Praising and reinforcing kids for positive behavior and, related, rewards for kids seem to be all the rage in dealing with children these days. One reads about rewards in magazines at the doctor’s office, sees them being used on Supernanny, and encounters them in school experiences. One school I know gives children lollipops intermittently (daily?) when they are able to maintain good behavior “green” status (as opposed to “yellow”/warning or “red”/stop) and then allows the class to watch a half-hour movie on Fridays if the majority of the kids have remained green all week. This in half-day kindergarten at a Christian school. Not every mom is thrilled about frequent sugar and weekly movies for their six-year olds during school time.
I’m all for affirmation and encouragement and try to build this into parenting wherever I can. But affirmation and rewards are different. I’ve been pondering rewards a good deal of late, trying to sort out in my own mind when their use is and isn’t appropriate. For starters I decided to simply list out some observations about rewards as a kind of baseline. So here goes:
1. Rewards are biblical. I see two types of rewards described in the Bible: consequence-based rewards and next-life rewards. Consequence-based rewards are set up in the Bible as truisms and relate to life on earth and God’s common grace woven through it. For example: we reap what we sow; diligent hands bring wealth. The consequence-based reward that’s most often quoted in the realm of childrearing is Ephesians 6:2 – 3, in which children who honor their parents get the reward of long life and life ‘going well.’ Next-life rewards relate to discrete physical rewards that Christ-followers will receive in heaven from God (beyond the best gift of all, which is the presence of our Savior); these appear to be tangible. Psalm 62:12, Matthew 5:12, Matthew 10;42, Matthew 16:27, and Colossians 3:24 (among others) all teach that God rewards faithful servants in the next life. We are not to follow Christ simply to get his rewards, and our salvation comes through faith in Him rather than actions. But the faithful, already accepted by God because of his grace and love, will receive rewards for service done out of love and obedience to God.
2. Rewards for children can (and often are intended to) work as a form of behavior modification. “I obey mommy, I get a sticker. I want a sticker so I’ll obey. I’ll only obey if I get a sticker.” If an external reward is offered routinely, then a child learns to think this way. The child expects a form of payment for compliance or cooperation.
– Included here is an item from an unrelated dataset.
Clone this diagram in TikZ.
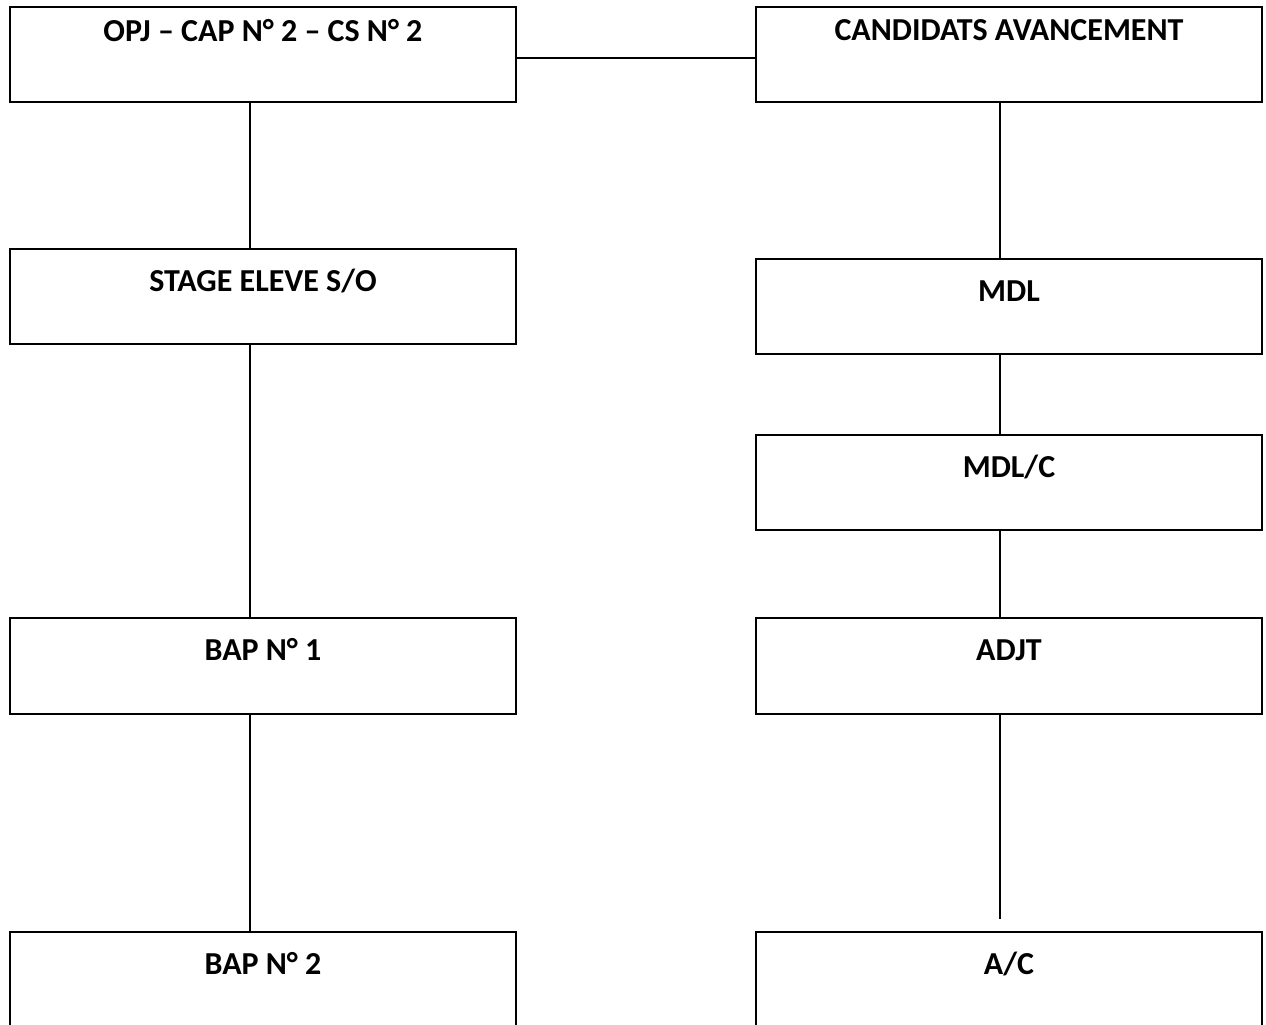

3. Rewards that work towards behavior modification in children focus attention on actions rather than heart. If a child is trained to perform an act because he will be given something, he will (as noted above) learn to work for an external motivator that ultimately fosters self-gratification. This is not the goal of the parent concerned with building godliness into her child. A link can also be forged in the child’s mind between his actions and his acceptability to his parents. “I do x, I get y for doing x, and Mommy is happy with how I act.” The transaction is behavioral and the lack of connection to heart motivation causes the child to consider actions rather than motivations. Problem: God is much more interested in the heart than in behaviors (as the parable of the hypocritical praying Pharisee shows).
4. To help a child grow in godliness, a parent might be best served to use rewards minimally. Rewards aren’t bad in themselves but their overuse can be problematic for effective character training. It’s helpful for a child to learn that “it will go well with him” if he obeys his parents. This is true, biblically accurate, and relevant to his life. There are ways that parents can help a child internalize this message… but they may not include stickers or chocolate chips. More focus on the ‘consequence-based rewards’ (ie, “Hooray! You have more time to play with Mommy because you were so quick in picking up your toys!”) seems helpful to me than on external rewards (ie, “You helped me vacuum so I’ll give you a treat.”)
5. Our society utilizes rewards for children with increasing frequency, to the end that they seem to be overused in many settings today. If a child receives a lollipop three to five times per week in kindergarten, what value does it really have? I suspect the abundance of rewardsin society today correlates to the decrease in comfort with, and use of, appropriate correction when misbehavior occurs – in home and school settings. If an authority figure is unable or unwilling to correct a child for acting improperly, all they’re left with is affirming (and over-affirming) acceptable behavior… Even to the point of affirming routine, normative behavior.
To date my use of rewards has centered on specific issues with which my children are struggling – a regular temptation that I’m working to assist them in overcoming. One example: at age three my son would allow his post-nap bad mood to escalate and become monstrous. It was difficult for him to harness self-control and behave appropriately at this time of day. We instituted a sticker chart for him to serve as a motivator, giving him additional incentive (beyond Mommy’s expectations) to harness self-control. Once that issue was behind him developmentally, so was the sticker chart. Now that he’s four and becoming accustomed to a non-nap rest time, I’m experimenting with a marble-in-the-jar deal as he develops self-control to stay in his room during rest time (as this is another temptation area for him that I want to boost his motivation to address).
Any thoughts on this? Front burner issue for me just now, so I’d be interested.